# SOURCE MATERIAL:
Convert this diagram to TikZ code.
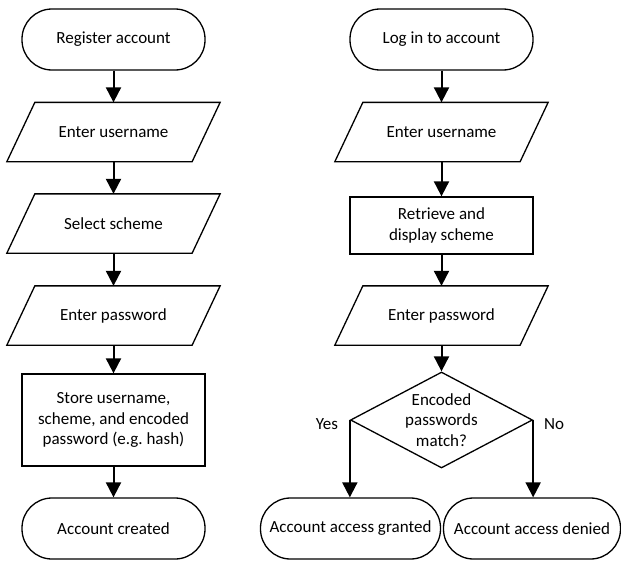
\documentclass[tikz,border=0pt]{standalone}
\usepackage{fontspec}
\setmainfont{Carlito}
\usetikzlibrary{shapes.geometric,arrows.meta}
\begin{document}
\begin{tikzpicture}[x=1pt,y=-1pt,
 base/.style={draw=black,line width=1.3pt,font=\fontsize{17}{20.8}\selectfont,align=center,inner sep=0pt},
 term/.style={base,rectangle,rounded corners=30pt,minimum width=183pt,minimum height=61pt},
 io/.style={base,draw=none,rectangle,minimum width=184pt,minimum height=58pt,
   append after command={\pgfextra{\draw[line width=1.3pt,line join=miter]
     ([xshift=14pt]\tikzlastnode.north west) -- ([xshift=14pt]\tikzlastnode.north east)
     -- ([xshift=-14pt]\tikzlastnode.south east) -- ([xshift=-14pt]\tikzlastnode.south west) -- cycle;}}},
 proc/.style={base,rectangle,minimum width=183pt},
 dec/.style={base,diamond,aspect=1.9,minimum width=182pt,minimum height=96pt},
 arr/.style={line width=2pt,-{Triangle[length=15pt,width=15pt]}},
 lbl/.style={font=\fontsize{17}{20.8}\selectfont,inner sep=0pt}]
\useasboundingbox (0,0) rectangle (621,562);
% left column
\node[term] (t1) at (113.5,39.5) {Register account};
\node[io] (p1) at (113.5,132) {Enter username};
\node[io] (p2) at (113.5,223.5) {Select scheme};
\node[io] (p3) at (113.5,315.5) {Enter password};
\node[proc,minimum height=92pt] (r1) at (113.5,420) {Store username,\\scheme, and encoded\\password (e.g.\ hash)};
\node[term] (t2) at (113.5,528.5) {Account created};
% right column
\node[term] (t3) at (441.5,39.5) {Log in to account};
\node[io] (p4) at (441.5,132) {Enter username};
\node[proc,minimum height=57pt] (r2) at (441.5,225.5) {Retrieve and\\display scheme};
\node[io] (p5) at (441.5,315.5) {Enter password};
\node[dec] (d) at (441.5,420) {Encoded\\passwords\\match?};
\node[term,minimum width=180pt] (t4) at (350.5,528.5) {Account access granted};
\node[term,minimum width=177pt] (t5) at (532,528.5) {Account access denied};
\node[lbl] (yes) at (327,424) {Yes};
\node[lbl] (no) at (554,424) {No};
% arrows
\draw[arr] (t1.south) -- (p1.north);
\draw[arr] (p1.south) -- (p2.north);
\draw[arr] (p2.south) -- (p3.north);
\draw[arr] (p3.south) -- (r1.north);
\draw[arr] (r1.south) -- (t2.north);
\draw[arr] (t3.south) -- (p4.north);
\draw[arr] (p4.south) -- (r2.north);
\draw[arr] (r2.south) -- (p5.north);
\draw[arr] (p5.south) -- (d.north);
\draw[arr] (d.west) -- (d.west |- t4.north);
\draw[arr] (d.east) -- (d.east |- t5.north);
\end{tikzpicture}
\end{document}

# WORK TO COMPLETE:
Using the material above, return every line exactly as it appears, minus the pictures.

# SOLUTION TO THIS EXERCISE:
Convert this diagram to TikZ code.
\documentclass[tikz,border=0pt]{standalone}
\usepackage{fontspec}
\setmainfont{Carlito}
\usetikzlibrary{shapes.geometric,arrows.meta}
\begin{document}
\begin{tikzpicture}[x=1pt,y=-1pt,
 base/.style={draw=black,line width=1.3pt,font=\fontsize{17}{20.8}\selectfont,align=center,inner sep=0pt},
 term/.style={base,rectangle,rounded corners=30pt,minimum width=183pt,minimum height=61pt},
 io/.style={base,draw=none,rectangle,minimum width=184pt,minimum height=58pt,
   append after command={\pgfextra{\draw[line width=1.3pt,line join=miter]
     ([xshift=14pt]\tikzlastnode.north west) -- ([xshift=14pt]\tikzlastnode.north east)
     -- ([xshift=-14pt]\tikzlastnode.south east) -- ([xshift=-14pt]\tikzlastnode.south west) -- cycle;}}},
 proc/.style={base,rectangle,minimum width=183pt},
 dec/.style={base,diamond,aspect=1.9,minimum width=182pt,minimum height=96pt},
 arr/.style={line width=2pt,-{Triangle[length=15pt,width=15pt]}},
 lbl/.style={font=\fontsize{17}{20.8}\selectfont,inner sep=0pt}]
\useasboundingbox (0,0) rectangle (621,562);
% left column
\node[term] (t1) at (113.5,39.5) {Register account};
\node[io] (p1) at (113.5,132) {Enter username};
\node[io] (p2) at (113.5,223.5) {Select scheme};
\node[io] (p3) at (113.5,315.5) {Enter password};
\node[proc,minimum height=92pt] (r1) at (113.5,420) {Store username,\\scheme, and encoded\\password (e.g.\ hash)};
\node[term] (t2) at (113.5,528.5) {Account created};
% right column
\node[term] (t3) at (441.5,39.5) {Log in to account};
\node[io] (p4) at (441.5,132) {Enter username};
\node[proc,minimum height=57pt] (r2) at (441.5,225.5) {Retrieve and\\display scheme};
\node[io] (p5) at (441.5,315.5) {Enter password};
\node[dec] (d) at (441.5,420) {Encoded\\passwords\\match?};
\node[term,minimum width=180pt] (t4) at (350.5,528.5) {Account access granted};
\node[term,minimum width=177pt] (t5) at (532,528.5) {Account access denied};
\node[lbl] (yes) at (327,424) {Yes};
\node[lbl] (no) at (554,424) {No};
% arrows
\draw[arr] (t1.south) -- (p1.north);
\draw[arr] (p1.south) -- (p2.north);
\draw[arr] (p2.south) -- (p3.north);
\draw[arr] (p3.south) -- (r1.north);
\draw[arr] (r1.south) -- (t2.north);
\draw[arr] (t3.south) -- (p4.north);
\draw[arr] (p4.south) -- (r2.north);
\draw[arr] (r2.south) -- (p5.north);
\draw[arr] (p5.south) -- (d.north);
\draw[arr] (d.west) -- (d.west |- t4.north);
\draw[arr] (d.east) -- (d.east |- t5.north);
\end{tikzpicture}
\end{document}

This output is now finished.